◆ Problem statement ◆
Repeat each record below exactly, dropping the pictures.

Code that draws figures
######
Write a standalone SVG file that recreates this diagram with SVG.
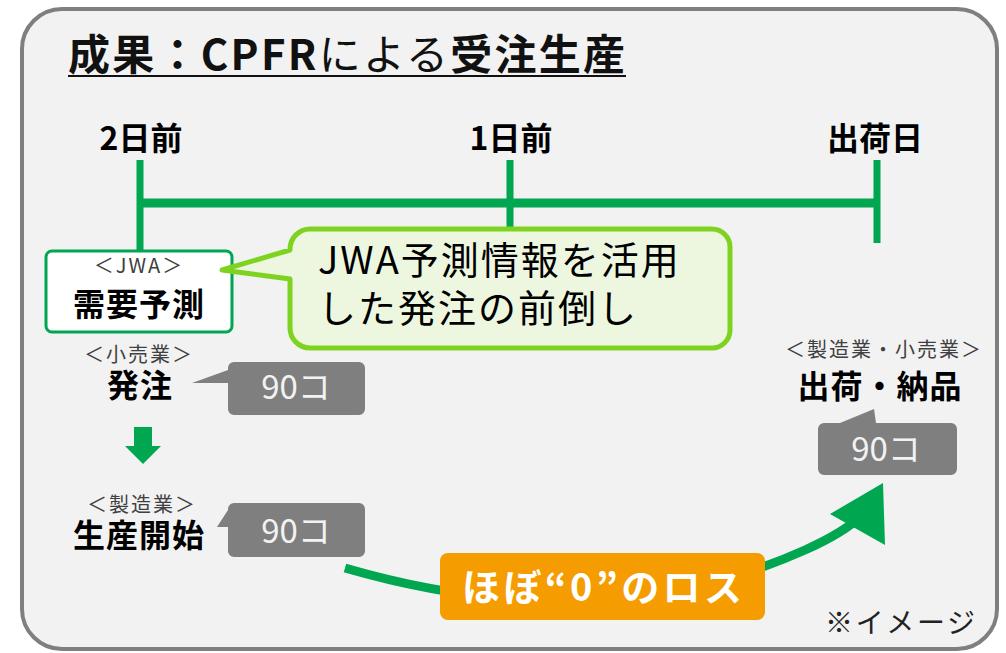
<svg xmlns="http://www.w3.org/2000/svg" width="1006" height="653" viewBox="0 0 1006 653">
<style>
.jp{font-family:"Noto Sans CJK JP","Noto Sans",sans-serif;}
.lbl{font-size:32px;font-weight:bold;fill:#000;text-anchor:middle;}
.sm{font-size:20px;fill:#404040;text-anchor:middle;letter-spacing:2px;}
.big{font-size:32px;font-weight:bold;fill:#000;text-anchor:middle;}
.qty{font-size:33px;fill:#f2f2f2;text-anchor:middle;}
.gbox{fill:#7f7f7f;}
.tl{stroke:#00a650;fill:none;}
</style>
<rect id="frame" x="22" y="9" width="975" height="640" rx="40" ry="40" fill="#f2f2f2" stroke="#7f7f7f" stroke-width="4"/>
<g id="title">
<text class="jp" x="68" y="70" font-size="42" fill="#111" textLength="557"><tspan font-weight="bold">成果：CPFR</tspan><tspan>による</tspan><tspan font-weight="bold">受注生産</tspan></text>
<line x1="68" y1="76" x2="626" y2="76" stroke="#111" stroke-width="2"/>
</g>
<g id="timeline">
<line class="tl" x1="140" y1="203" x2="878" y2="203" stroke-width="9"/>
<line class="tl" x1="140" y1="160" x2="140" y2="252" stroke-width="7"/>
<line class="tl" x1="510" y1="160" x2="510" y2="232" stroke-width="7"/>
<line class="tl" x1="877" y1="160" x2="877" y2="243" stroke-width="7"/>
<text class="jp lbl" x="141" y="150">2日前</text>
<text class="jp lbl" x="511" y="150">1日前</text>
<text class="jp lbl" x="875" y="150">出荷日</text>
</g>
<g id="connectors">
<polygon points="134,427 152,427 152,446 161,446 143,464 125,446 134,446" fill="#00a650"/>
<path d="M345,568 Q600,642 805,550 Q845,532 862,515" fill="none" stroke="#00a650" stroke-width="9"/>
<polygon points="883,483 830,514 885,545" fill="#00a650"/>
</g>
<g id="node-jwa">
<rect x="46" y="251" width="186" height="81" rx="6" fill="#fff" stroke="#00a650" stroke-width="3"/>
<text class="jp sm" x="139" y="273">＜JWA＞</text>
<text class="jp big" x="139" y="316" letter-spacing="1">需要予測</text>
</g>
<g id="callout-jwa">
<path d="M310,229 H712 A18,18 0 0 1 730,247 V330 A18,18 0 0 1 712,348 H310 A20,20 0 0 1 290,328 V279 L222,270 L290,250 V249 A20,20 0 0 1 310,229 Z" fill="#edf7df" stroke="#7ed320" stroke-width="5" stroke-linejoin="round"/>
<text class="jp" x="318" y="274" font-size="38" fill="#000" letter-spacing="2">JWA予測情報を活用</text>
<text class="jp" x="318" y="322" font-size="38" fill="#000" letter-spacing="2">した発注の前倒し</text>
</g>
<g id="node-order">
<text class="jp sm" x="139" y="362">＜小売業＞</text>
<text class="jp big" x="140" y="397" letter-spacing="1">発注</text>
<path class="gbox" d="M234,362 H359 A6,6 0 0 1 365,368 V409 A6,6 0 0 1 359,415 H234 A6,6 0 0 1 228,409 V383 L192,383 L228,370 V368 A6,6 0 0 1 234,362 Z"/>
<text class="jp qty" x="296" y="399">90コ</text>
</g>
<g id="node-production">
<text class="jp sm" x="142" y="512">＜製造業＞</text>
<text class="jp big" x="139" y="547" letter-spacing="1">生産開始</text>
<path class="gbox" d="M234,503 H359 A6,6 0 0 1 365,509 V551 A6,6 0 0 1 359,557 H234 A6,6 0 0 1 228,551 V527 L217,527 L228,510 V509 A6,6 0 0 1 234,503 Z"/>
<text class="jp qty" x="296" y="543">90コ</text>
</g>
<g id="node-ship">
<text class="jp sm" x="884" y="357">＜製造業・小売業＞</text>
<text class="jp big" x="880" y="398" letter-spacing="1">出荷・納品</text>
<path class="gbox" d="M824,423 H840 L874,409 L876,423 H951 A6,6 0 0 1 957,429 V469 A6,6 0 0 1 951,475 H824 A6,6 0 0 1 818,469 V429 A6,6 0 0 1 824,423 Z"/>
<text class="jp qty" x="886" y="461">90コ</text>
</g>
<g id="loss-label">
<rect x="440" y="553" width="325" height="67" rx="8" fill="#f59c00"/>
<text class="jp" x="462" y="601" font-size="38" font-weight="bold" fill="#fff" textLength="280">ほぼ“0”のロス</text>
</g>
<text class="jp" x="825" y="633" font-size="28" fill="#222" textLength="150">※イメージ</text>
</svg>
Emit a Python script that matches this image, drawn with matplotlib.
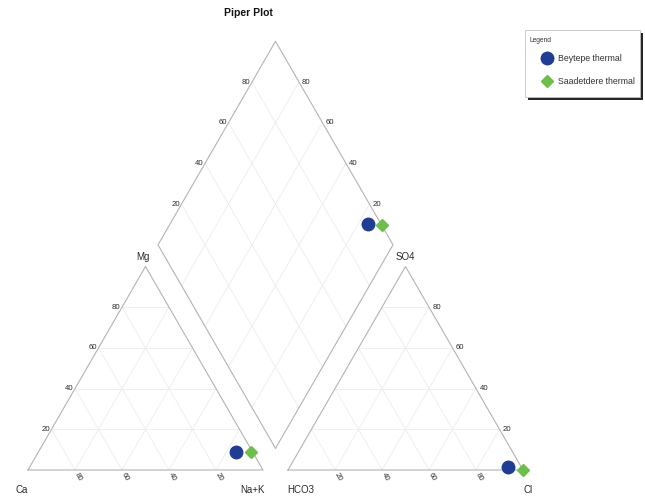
######
◆ Task result ◆
Write a standalone SVG file that recreates this diagram with SVG.
<svg xmlns="http://www.w3.org/2000/svg" width="1006" height="653" viewBox="0 0 1006 653">
<style>
.jp{font-family:"Noto Sans CJK JP","Noto Sans",sans-serif;}
.lbl{font-size:32px;font-weight:bold;fill:#000;text-anchor:middle;}
.sm{font-size:20px;fill:#404040;text-anchor:middle;letter-spacing:2px;}
.big{font-size:32px;font-weight:bold;fill:#000;text-anchor:middle;}
.qty{font-size:33px;fill:#f2f2f2;text-anchor:middle;}
.gbox{fill:#7f7f7f;}
.tl{stroke:#00a650;fill:none;}
</style>
<rect id="frame" x="22" y="9" width="975" height="640" rx="40" ry="40" fill="#f2f2f2" stroke="#7f7f7f" stroke-width="4"/>
<g id="title">
<text class="jp" x="68" y="70" font-size="42" fill="#111" textLength="557"><tspan font-weight="bold">成果：CPFR</tspan><tspan>による</tspan><tspan font-weight="bold">受注生産</tspan></text>
<line x1="68" y1="76" x2="626" y2="76" stroke="#111" stroke-width="2"/>
</g>
<g id="timeline">
<line class="tl" x1="140" y1="203" x2="878" y2="203" stroke-width="9"/>
<line class="tl" x1="140" y1="160" x2="140" y2="252" stroke-width="7"/>
<line class="tl" x1="510" y1="160" x2="510" y2="232" stroke-width="7"/>
<line class="tl" x1="877" y1="160" x2="877" y2="243" stroke-width="7"/>
<text class="jp lbl" x="141" y="150">2日前</text>
<text class="jp lbl" x="511" y="150">1日前</text>
<text class="jp lbl" x="875" y="150">出荷日</text>
</g>
<g id="connectors">
<polygon points="134,427 152,427 152,446 161,446 143,464 125,446 134,446" fill="#00a650"/>
<path d="M345,568 Q600,642 805,550 Q845,532 862,515" fill="none" stroke="#00a650" stroke-width="9"/>
<polygon points="883,483 830,514 885,545" fill="#00a650"/>
</g>
<g id="node-jwa">
<rect x="46" y="251" width="186" height="81" rx="6" fill="#fff" stroke="#00a650" stroke-width="3"/>
<text class="jp sm" x="139" y="273">＜JWA＞</text>
<text class="jp big" x="139" y="316" letter-spacing="1">需要予測</text>
</g>
<g id="callout-jwa">
<path d="M310,229 H712 A18,18 0 0 1 730,247 V330 A18,18 0 0 1 712,348 H310 A20,20 0 0 1 290,328 V279 L222,270 L290,250 V249 A20,20 0 0 1 310,229 Z" fill="#edf7df" stroke="#7ed320" stroke-width="5" stroke-linejoin="round"/>
<text class="jp" x="318" y="274" font-size="38" fill="#000" letter-spacing="2">JWA予測情報を活用</text>
<text class="jp" x="318" y="322" font-size="38" fill="#000" letter-spacing="2">した発注の前倒し</text>
</g>
<g id="node-order">
<text class="jp sm" x="139" y="362">＜小売業＞</text>
<text class="jp big" x="140" y="397" letter-spacing="1">発注</text>
<path class="gbox" d="M234,362 H359 A6,6 0 0 1 365,368 V409 A6,6 0 0 1 359,415 H234 A6,6 0 0 1 228,409 V383 L192,383 L228,370 V368 A6,6 0 0 1 234,362 Z"/>
<text class="jp qty" x="296" y="399">90コ</text>
</g>
<g id="node-production">
<text class="jp sm" x="142" y="512">＜製造業＞</text>
<text class="jp big" x="139" y="547" letter-spacing="1">生産開始</text>
<path class="gbox" d="M234,503 H359 A6,6 0 0 1 365,509 V551 A6,6 0 0 1 359,557 H234 A6,6 0 0 1 228,551 V527 L217,527 L228,510 V509 A6,6 0 0 1 234,503 Z"/>
<text class="jp qty" x="296" y="543">90コ</text>
</g>
<g id="node-ship">
<text class="jp sm" x="884" y="357">＜製造業・小売業＞</text>
<text class="jp big" x="880" y="398" letter-spacing="1">出荷・納品</text>
<path class="gbox" d="M824,423 H840 L874,409 L876,423 H951 A6,6 0 0 1 957,429 V469 A6,6 0 0 1 951,475 H824 A6,6 0 0 1 818,469 V429 A6,6 0 0 1 824,423 Z"/>
<text class="jp qty" x="886" y="461">90コ</text>
</g>
<g id="loss-label">
<rect x="440" y="553" width="325" height="67" rx="8" fill="#f59c00"/>
<text class="jp" x="462" y="601" font-size="38" font-weight="bold" fill="#fff" textLength="280">ほぼ“0”のロス</text>
</g>
<text class="jp" x="825" y="633" font-size="28" fill="#222" textLength="150">※イメージ</text>
</svg>
Emit a Python script that matches this image, drawn with matplotlib.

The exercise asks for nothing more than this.